Celui qui ne se laisse pas effrayer peut découvrir et vivre ici tant de choses, juste à deux pas de la maison – sur les sentiers du bois attenant et le long des petits étangs qui l’entourent.
Au cœur de la « Région des mille étangs » de Franche-Comté, dans les Vosges méridionales, certains l’appellent aussi la petite Finlande, se blottit ce village de 200 âmes fondé dès le Moyen-Âge: Ste Marie-en-Chanois dans la vallée de la petite rivière du Breuchin. De là, on atteint, tout au bout de la petite route escarpée qui monte dans la forêt, la chapelle de St Colomban. Mais là, c’est une autre histoire…
Un peu avant, en empruntant le chemin qui descend, vous longez une mare et vous arrivez, à la sortie du virage, à l’atelier et centre de séminaires « Pas de Deux » de Gesa Emde et Mirko Krizanovic, sur son terrain boisé, avec son étang, naturellement.

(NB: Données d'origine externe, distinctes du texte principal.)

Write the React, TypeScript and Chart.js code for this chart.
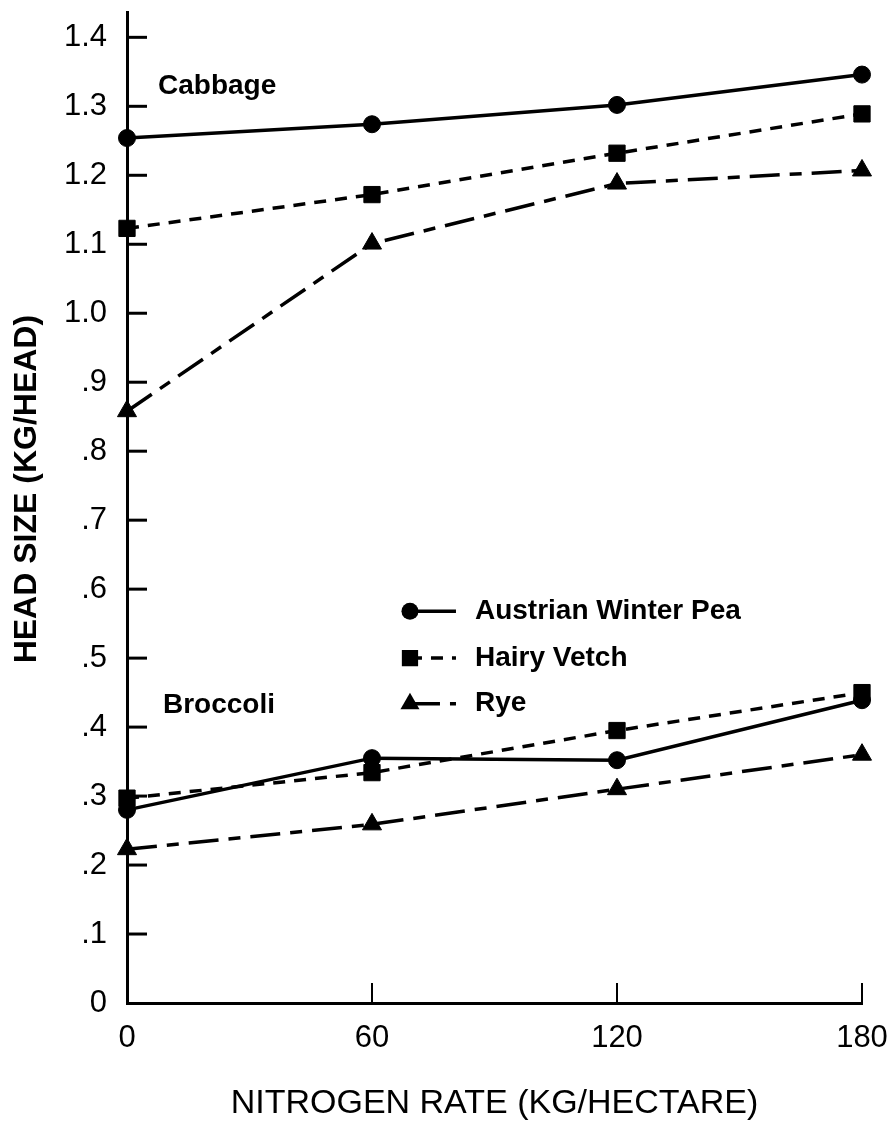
import React, { useEffect, useRef } from 'react';
import { Chart, registerables } from 'chart.js';

Chart.register(...registerables);

// ---- data ----
const nitrogenRates = [0, 60, 120, 180];
const cabbageAustrianPea = [1.254, 1.274, 1.302, 1.346];
const cabbageHairyVetch = [1.123, 1.172, 1.232, 1.289];
const cabbageRye = [0.858, 1.101, 1.188, 1.207];
const broccoliAustrianPea = [0.28, 0.355, 0.352, 0.439];
const broccoliHairyVetch = [0.297, 0.334, 0.395, 0.45];
const broccoliRye = [0.223, 0.259, 0.31, 0.36];

const seriesNames = ['Austrian Winter Pea', 'Hairy Vetch', 'Rye'];
const cropNames = ['Cabbage', 'Broccoli'];

const xTickValues = [0, 60, 120, 180];
const yTickValues = [0, 0.1, 0.2, 0.3, 0.4, 0.5, 0.6, 0.7, 0.8, 0.9, 1.0, 1.1, 1.2, 1.3, 1.4];
const yTickLabels = ['0', '.1', '.2', '.3', '.4', '.5', '.6', '.7', '.8', '.9', '1.0', '1.1', '1.2', '1.3', '1.4'];

const xTitle = 'NITROGEN RATE (KG/HECTARE)';
const yTitle = 'HEAD SIZE (KG/HEAD)';

// ---- styles ----
const INK = '#000';
const FONT = '"Liberation Sans", Arial, sans-serif';
const styles = [
  { dash: [] as number[], point: 'circle', radius: 8.5 },
  { dash: [12, 9], point: 'rect', radius: 11.5 },
  { dash: [30, 10, 12, 10], point: 'triangle', radius: 11 },
];

function makeDataset(label: string, values: number[], s: number) {
  const st = styles[s];
  return {
    label,
    data: nitrogenRates.map((x, i) => ({ x, y: values[i] })),
    borderColor: INK,
    backgroundColor: INK,
    borderWidth: 3.5,
    borderDash: st.dash,
    pointStyle: st.point,
    pointRadius: st.radius,
    pointBackgroundColor: INK,
    pointBorderColor: INK,
    pointBorderWidth: 1,
    tension: 0,
    clip: false as const,
  };
}

function drawMarker(ctx: CanvasRenderingContext2D, kind: string, x: number, y: number, r: number) {
  ctx.beginPath();
  if (kind === 'circle') {
    ctx.arc(x, y, r, 0, Math.PI * 2);
  } else if (kind === 'rect') {
    const h = r * Math.SQRT1_2;
    ctx.rect(x - h, y - h, 2 * h, 2 * h);
  } else {
    ctx.moveTo(x, y - r);
    ctx.lineTo(x + r * Math.sin((2 * Math.PI) / 3), y - r * Math.cos((2 * Math.PI) / 3));
    ctx.lineTo(x + r * Math.sin((4 * Math.PI) / 3), y - r * Math.cos((4 * Math.PI) / 3));
    ctx.closePath();
  }
  ctx.fill();
}

const overlayPlugin = {
  id: 'overlay',
  afterDraw(chart: any) {
    const { ctx } = chart;
    const xs = chart.scales.x;
    const ys = chart.scales.y;
    ctx.save();
    ctx.strokeStyle = INK;
    ctx.fillStyle = INK;
    ctx.setLineDash([]);

    // inward tick marks
    const x0 = xs.getPixelForValue(0);
    const yb = ys.getPixelForValue(0);
    ctx.lineWidth = 3;
    yTickValues.forEach((v) => {
      if (v === 0) return;
      const py = ys.getPixelForValue(v);
      ctx.beginPath();
      ctx.moveTo(x0, py);
      ctx.lineTo(x0 + 20, py);
      ctx.stroke();
    });
    ctx.lineWidth = 2;
    xTickValues.forEach((v) => {
      if (v === 0) return;
      const px = xs.getPixelForValue(v);
      ctx.beginPath();
      ctx.moveTo(px, yb);
      ctx.lineTo(px, yb - 20);
      ctx.stroke();
    });

    // y-axis title (rotated), centred a little above the axis middle as in the original
    ctx.save();
    ctx.font = `bold 32px ${FONT}`;
    ctx.textAlign = 'center';
    ctx.textBaseline = 'middle';
    ctx.translate(ys.left + 27, ys.getPixelForValue(0.745));
    ctx.rotate(-Math.PI / 2);
    ctx.fillText(yTitle, 0, 0);
    ctx.restore();

    // crop labels
    ctx.font = `bold 28px ${FONT}`;
    ctx.textBaseline = 'middle';
    ctx.textAlign = 'left';
    ctx.fillText(cropNames[0], xs.getPixelForValue(7.6), ys.getPixelForValue(1.329));
    ctx.fillText(cropNames[1], xs.getPixelForValue(8.8), ys.getPixelForValue(0.431));

    // legend
    const lx = xs.getPixelForValue(69.3);
    const rowsY = [0.568, 0.5, 0.434];
    rowsY.forEach((rv, i) => {
      const py = ys.getPixelForValue(rv);
      const st = styles[i];
      ctx.lineWidth = 3.5;
      ctx.setLineDash(st.dash);
      ctx.beginPath();
      ctx.moveTo(lx, py);
      ctx.lineTo(lx + 46, py);
      ctx.stroke();
      ctx.setLineDash([]);
      drawMarker(ctx, st.point, lx, py, st.radius);
      ctx.fillText(seriesNames[i], lx + 65, py);
    });
    ctx.restore();
  },
};

export default function App() {
  const canvasRef = useRef<HTMLCanvasElement | null>(null);

  useEffect(() => {
    if (!canvasRef.current) return;
    const chart = new Chart(canvasRef.current, {
      type: 'line',
      data: {
        datasets: [
          makeDataset(seriesNames[0] + ' (' + cropNames[0] + ')', cabbageAustrianPea, 0),
          makeDataset(seriesNames[1] + ' (' + cropNames[0] + ')', cabbageHairyVetch, 1),
          makeDataset(seriesNames[2] + ' (' + cropNames[0] + ')', cabbageRye, 2),
          makeDataset(seriesNames[0] + ' (' + cropNames[1] + ')', broccoliAustrianPea, 0),
          makeDataset(seriesNames[1] + ' (' + cropNames[1] + ')', broccoliHairyVetch, 1),
          makeDataset(seriesNames[2] + ' (' + cropNames[1] + ')', broccoliRye, 2),
        ] as any,
      },
      options: {
        animation: false,
        responsive: true,
        maintainAspectRatio: false,
        layout: { padding: { top: 10, right: 29, left: 0, bottom: 0 } },
        plugins: {
          legend: { display: false },
          tooltip: { enabled: false },
        },
        scales: {
          x: {
            type: 'linear',
            min: 0,
            max: 180,
            afterBuildTicks: (scale: any) => {
              scale.ticks = xTickValues.map((v) => ({ value: v }));
            },
            afterFit: (scale: any) => {
              scale.height = 121;
              scale.paddingLeft = 0;
              scale.paddingRight = 0;
              scale.paddingTop = 0;
              scale.paddingBottom = 0;
            },
            grid: { display: false, drawTicks: false },
            border: { display: true, color: INK, width: 3 },
            ticks: {
              color: INK,
              padding: 17,
              maxRotation: 0,
              font: { family: FONT, size: 31 },
              callback: (v: any) => String(v),
            },
            title: {
              display: true,
              text: xTitle,
              color: INK,
              font: { family: FONT, size: 34 },
              padding: { top: 0, bottom: 0 },
            },
          },
          y: {
            type: 'linear',
            min: 0,
            max: 1.436,
            afterBuildTicks: (scale: any) => {
              scale.ticks = yTickValues.map((v) => ({ value: v }));
            },
            afterFit: (scale: any) => {
              scale.width = 127;
              scale.paddingLeft = 0;
              scale.paddingRight = 0;
              scale.paddingTop = 0;
              scale.paddingBottom = 0;
            },
            grid: { display: false, drawTicks: false },
            border: { display: true, color: INK, width: 3 },
            ticks: {
              color: INK,
              padding: 20,
              font: { family: FONT, size: 31 },
              callback: (v: any) => {
                const i = yTickValues.findIndex((t) => Math.abs(t - Number(v)) < 1e-6);
                return i >= 0 ? yTickLabels[i] : '';
              },
            },
            title: { display: false },
          },
        },
      } as any,
      plugins: [overlayPlugin],
    });
    return () => chart.destroy();
  }, []);

  return (
    <div style={{ position: 'fixed', left: 0, top: 0, width: 891, height: 1124, background: '#fff' }}>
      <canvas ref={canvasRef} />
    </div>
  );
}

La maison était déjà là, depuis 1890. Les deux artistes l’ont découverte en 1999. Ils y ont commencé les travaux à partir de 2009. C’était un hiver froid et il était indispensable de bien isoler le toit si nous ne voulions pas voir partir tout notre bois de chauffage en fumée. Et, sur la lancée, nous nous sommes attaqué à l’isolation des portes, des fenêtres, des murs. Nous avons exploité les niveaux existants pour aménager les ateliers, une salle de séminaire, un espace destiné à la pratique du Yoga, d’autres à l’accueil convivial de nos hôtes.

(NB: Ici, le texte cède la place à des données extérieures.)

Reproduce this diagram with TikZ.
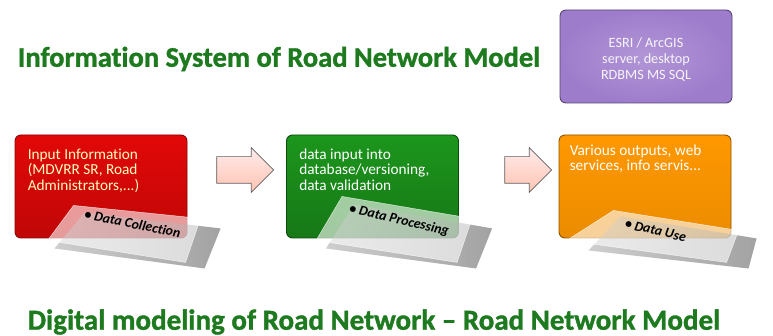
\documentclass[tikz,border=0pt]{standalone}
\usepackage{fontspec}
\setmainfont{Carlito}[Ligatures={TeX,NoCommon}]
\newfontfamily\headfont{Carlito}[Ligatures={TeX,NoCommon},BoldFeatures={FakeBold=1.2}]
\usetikzlibrary{shapes.arrows,positioning}

\definecolor{titlegreen}{RGB}{30,122,30}
\definecolor{collectred}{RGB}{226,8,8}
\definecolor{processgreen}{RGB}{28,150,28}
\definecolor{useorange}{RGB}{255,152,0}
\definecolor{toolpurple}{RGB}{158,124,204}

\begin{document}
\begin{tikzpicture}[
  x=1pt, y=-1pt,
  pbox/.style={draw,rounded corners=6pt,minimum width=172pt,minimum height=103pt,line width=0.9pt},
  ptext/.style={anchor=north west,align=left,inner sep=0pt,font=\fontsize{15.3}{15.5}\selectfont},
  card/.style={fill=white,fill opacity=0.6,draw=white,draw opacity=0.8},
  cshadow/.style={left color=white,right color=black!70,fill opacity=0.25,draw=none},
  ctext/.style={inner sep=0pt,font=\fontsize{13.8}{16}\selectfont\bfseries\itshape},
  farrow/.style={single arrow,draw=gray!75!black,line width=0.7pt,top color=red!8,bottom color=orange!45!red!30,
    single arrow head extend=9pt,inner ysep=13pt,inner xsep=0pt,single arrow head indent=0pt},
  headline/.style={font=\headfont\fontsize{28.5}{32}\selectfont\bfseries,text=titlegreen}
]
  \useasboundingbox (0,0) rectangle (773,336);

  % titles
  \node[headline] (top) at (279,59) {Information System of Road Network Model};
  \node[headline,font=\headfont\fontsize{29}{32}\selectfont\bfseries] (bottom) at (374,322) {Digital modeling of Road Network -- Road Network Model};

  % tools
  \node[pbox,draw=toolpurple!55!black,inner color=toolpurple!80!white,outer color=toolpurple,
    minimum height=93pt] (tools) at (646,56.5) {};
  \node[align=center,text=white!92!toolpurple,font=\fontsize{14.2}{16}\selectfont] (toolstxt)
    at ([yshift=-3pt]tools.center) {ESRI / ArcGIS\\server, desktop\\RDBMS MS SQL};

  % steps
  \node[pbox,draw=collectred!60!black,top color=collectred,bottom color=collectred!85!black] (collect) at (101,186.5) {};
  \node[pbox,draw=processgreen!50!black,top color=processgreen,bottom color=processgreen!80!black] (process) at (372.5,186.5) {};
  \node[pbox,draw=useorange!55!black,top color=useorange,bottom color=useorange!92!black] (use) at (645,186.5) {};

  \node[ptext,text=yellow!25!white] (collecttxt) at ([shift={(13,14)}]collect.north west)
    {Input Information\\(MDVRR SR, Road\\Administrators,...)};
  \node[ptext,text=white] (processtxt) at ([shift={(13,14)}]process.north west)
    {data input into\\database/versioning,\\data validation};
  \node[ptext,text=white] (usetxt) at ([shift={(11,10)}]use.north west)
    {Various outputs, web\\services, info servis...};

  % cards
  \fill[cshadow] ([shift={(70,-26)}]collect.south west) -- ([shift={(206,-10)}]collect.south west)
    -- ([shift={(190,30)}]collect.south west) -- ([shift={(40,10)}]collect.south west) -- cycle;
  \draw[card] ([shift={(59,-33)}]collect.south west) -- ([shift={(186,-20)}]collect.south west)
    -- ([shift={(171,24)}]collect.south west) -- ([shift={(33,2)}]collect.south west) -- cycle;
  \node[ctext,rotate=-11] (collectcard) at ([shift={(118,-15)}]collect.south west) {\textbullet\ Data Collection};

  \fill[cshadow] ([shift={(68,-34)}]process.south west) -- ([shift={(206,-10)}]process.south west)
    -- ([shift={(190,30)}]process.south west) -- ([shift={(40,10)}]process.south west) -- cycle;
  \draw[card] ([shift={(56,-42)}]process.south west) -- ([shift={(186,-20)}]process.south west)
    -- ([shift={(171,24)}]process.south west) -- ([shift={(30,2)}]process.south west) -- cycle;
  \node[ctext,rotate=-13] (processcard) at ([shift={(113,-18)}]process.south west) {\textbullet\ Data Processing};

  \fill[cshadow] ([shift={(62,-22)}]use.south west) -- ([shift={(198,0)}]use.south west)
    -- ([shift={(190,30)}]use.south west) -- ([shift={(30,12)}]use.south west) -- cycle;
  \draw[card] ([shift={(55,-28)}]use.south west) -- ([shift={(180,-8)}]use.south west)
    -- ([shift={(168,24)}]use.south west) -- ([shift={(8,2)}]use.south west) -- cycle;
  \node[ctext,rotate=-13] (usecard) at ([shift={(97,-8)}]use.south west) {\textbullet\ Data Use};

  % arrows
  \node[farrow,minimum height=57pt] (a1) at (238.5,170) {};
  \node[farrow,minimum height=47pt] (a2) at (521.5,170) {};
\end{tikzpicture}
\end{document}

Tout cela, afin de concrétiser notre vision d’une maison où se conjuguent vie, travail et rencontres.
Lorsqu’on se trouve ainsi en pleine forêt, donc en pleine nature, et que l’on y transpose sa conception – tellement allemande – de la construction écologique, il est bien évident que le choix des matériaux est exclusivement dicté par la nature, comme le crépi à la chaux, le bois ainsi que la sélection d’éléments de construction locaux, respectueux de l’histoire de la maison.
Nous avons eu la chance de trouver des artisans fabuleux qui nous ont accompagnés et soutenus dans l’élaboration progressive de ce projet.

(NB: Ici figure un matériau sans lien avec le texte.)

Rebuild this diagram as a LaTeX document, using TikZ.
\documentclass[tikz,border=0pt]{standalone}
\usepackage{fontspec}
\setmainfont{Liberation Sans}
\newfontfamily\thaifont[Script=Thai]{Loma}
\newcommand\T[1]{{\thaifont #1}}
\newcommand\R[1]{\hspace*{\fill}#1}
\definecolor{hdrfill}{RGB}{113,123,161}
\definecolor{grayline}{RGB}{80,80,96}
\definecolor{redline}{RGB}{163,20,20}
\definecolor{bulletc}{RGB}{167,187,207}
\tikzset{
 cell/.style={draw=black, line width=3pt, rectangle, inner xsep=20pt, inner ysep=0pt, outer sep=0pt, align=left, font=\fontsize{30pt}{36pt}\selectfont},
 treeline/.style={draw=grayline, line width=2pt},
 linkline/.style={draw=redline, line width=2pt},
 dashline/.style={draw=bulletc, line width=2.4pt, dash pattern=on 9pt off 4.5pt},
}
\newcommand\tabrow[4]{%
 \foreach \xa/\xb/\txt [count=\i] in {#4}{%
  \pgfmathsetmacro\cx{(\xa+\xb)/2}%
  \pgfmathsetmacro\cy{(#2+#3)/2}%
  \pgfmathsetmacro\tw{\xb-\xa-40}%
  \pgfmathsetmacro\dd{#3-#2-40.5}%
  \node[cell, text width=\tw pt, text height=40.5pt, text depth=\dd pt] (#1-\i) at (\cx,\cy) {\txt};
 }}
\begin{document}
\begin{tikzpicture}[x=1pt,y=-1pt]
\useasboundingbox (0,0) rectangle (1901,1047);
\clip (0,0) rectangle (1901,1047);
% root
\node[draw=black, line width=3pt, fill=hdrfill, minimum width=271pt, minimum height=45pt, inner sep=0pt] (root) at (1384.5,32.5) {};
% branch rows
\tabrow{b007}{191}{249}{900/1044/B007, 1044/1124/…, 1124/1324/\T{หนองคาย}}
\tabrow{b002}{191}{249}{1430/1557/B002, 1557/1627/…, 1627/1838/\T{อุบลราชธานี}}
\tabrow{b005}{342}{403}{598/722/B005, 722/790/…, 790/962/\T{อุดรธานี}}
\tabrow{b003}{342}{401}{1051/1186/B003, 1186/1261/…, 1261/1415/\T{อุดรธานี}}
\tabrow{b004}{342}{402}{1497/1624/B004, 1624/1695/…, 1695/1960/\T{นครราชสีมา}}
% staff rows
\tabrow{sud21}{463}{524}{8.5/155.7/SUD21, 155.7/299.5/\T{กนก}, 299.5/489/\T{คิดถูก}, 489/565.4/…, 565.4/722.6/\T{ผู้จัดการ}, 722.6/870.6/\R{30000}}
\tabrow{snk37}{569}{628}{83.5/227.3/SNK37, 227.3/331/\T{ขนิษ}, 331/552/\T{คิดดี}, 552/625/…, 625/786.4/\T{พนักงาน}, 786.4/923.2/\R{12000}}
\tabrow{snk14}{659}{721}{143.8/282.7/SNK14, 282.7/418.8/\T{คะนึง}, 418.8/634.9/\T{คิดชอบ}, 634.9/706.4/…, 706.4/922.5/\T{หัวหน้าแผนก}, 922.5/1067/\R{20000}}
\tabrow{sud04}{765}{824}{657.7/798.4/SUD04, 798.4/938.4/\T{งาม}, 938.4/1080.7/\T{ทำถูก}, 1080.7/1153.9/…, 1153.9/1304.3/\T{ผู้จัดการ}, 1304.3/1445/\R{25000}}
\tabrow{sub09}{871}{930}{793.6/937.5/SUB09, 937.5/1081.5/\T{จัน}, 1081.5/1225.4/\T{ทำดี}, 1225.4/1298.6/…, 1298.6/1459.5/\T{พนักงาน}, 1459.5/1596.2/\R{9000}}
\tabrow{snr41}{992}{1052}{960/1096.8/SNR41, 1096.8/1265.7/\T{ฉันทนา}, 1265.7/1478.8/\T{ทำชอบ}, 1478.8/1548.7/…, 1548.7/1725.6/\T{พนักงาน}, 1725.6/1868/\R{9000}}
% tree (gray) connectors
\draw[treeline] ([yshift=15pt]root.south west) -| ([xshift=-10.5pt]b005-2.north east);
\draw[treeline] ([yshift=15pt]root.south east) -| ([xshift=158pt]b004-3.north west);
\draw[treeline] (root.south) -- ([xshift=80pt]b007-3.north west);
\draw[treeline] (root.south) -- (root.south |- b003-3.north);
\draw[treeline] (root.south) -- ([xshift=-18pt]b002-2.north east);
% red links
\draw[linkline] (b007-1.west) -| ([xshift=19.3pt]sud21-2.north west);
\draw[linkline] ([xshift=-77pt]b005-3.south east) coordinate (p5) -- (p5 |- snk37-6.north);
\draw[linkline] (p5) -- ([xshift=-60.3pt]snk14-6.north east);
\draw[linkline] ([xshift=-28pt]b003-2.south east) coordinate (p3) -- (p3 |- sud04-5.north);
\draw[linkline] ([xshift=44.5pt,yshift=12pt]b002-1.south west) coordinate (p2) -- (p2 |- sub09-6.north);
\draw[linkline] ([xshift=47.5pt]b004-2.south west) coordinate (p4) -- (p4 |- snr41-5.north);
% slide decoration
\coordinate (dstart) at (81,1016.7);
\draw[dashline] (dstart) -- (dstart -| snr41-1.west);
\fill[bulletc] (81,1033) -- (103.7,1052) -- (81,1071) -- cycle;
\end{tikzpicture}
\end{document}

La bonne vieille bâtisse n’a bien sûr pas manqué de nous réserver de nombreuses surprises – de belles, parfois, tout particulièrement le magnifique bois des vieilles poutres, taillé et lisse, sculpture et caresse à la fois.
Les murs en pierre naturelle de l’ancienne écurie et de l’étable ont permis de créer, au prix d’une restauration laborieuse, l’atmosphère idéale pour y installer la galerie « Pas de Deux » où sont exposés actuellement des photographies de Mirko, ainsi que des aquarelles, des eaux-fortes et des dessins à l’encre de Chine de Gesa.
Dans les niveaux supérieurs, nous avons conservé l’impression spacieuse et aérée de l’ancien fenil et de la charpente traditionnelle.
Les chambres d’hôtes ont naturellement trouvé leur place entre les robustes, vieilles poutres de chêne, comme autant d’alcôves de caractère, douillettes et lumineuses.
Le coeur de la maison continue de battre au centre du bâtiment, destiné à l’origine à l’entrepôt des réserves pour l’hiver. Il est devenu la salle de séminaire, qui accueille tour à tour les apprentissages créatifs, les discussions et les réunions joyeuses.
Notre emblème, une colonne de bois rouge devant la maison, porte la devise « Pas de deux » : elle unit depuis plus de trente ans les deux artistes et a donné son nom à la Galerie et à l’espace de réunion.
C’est une danse sur le rythme de l’art, de la nature et de l’amour.
L’amour mutuel, l’amour pour la création, la flore, la faune et la transmission de toutes ces expériences et de ces valeurs.
Mon ami Eva me confiait récemment à voix basse : « c’est tellement beau ici que cela fait presque mal ».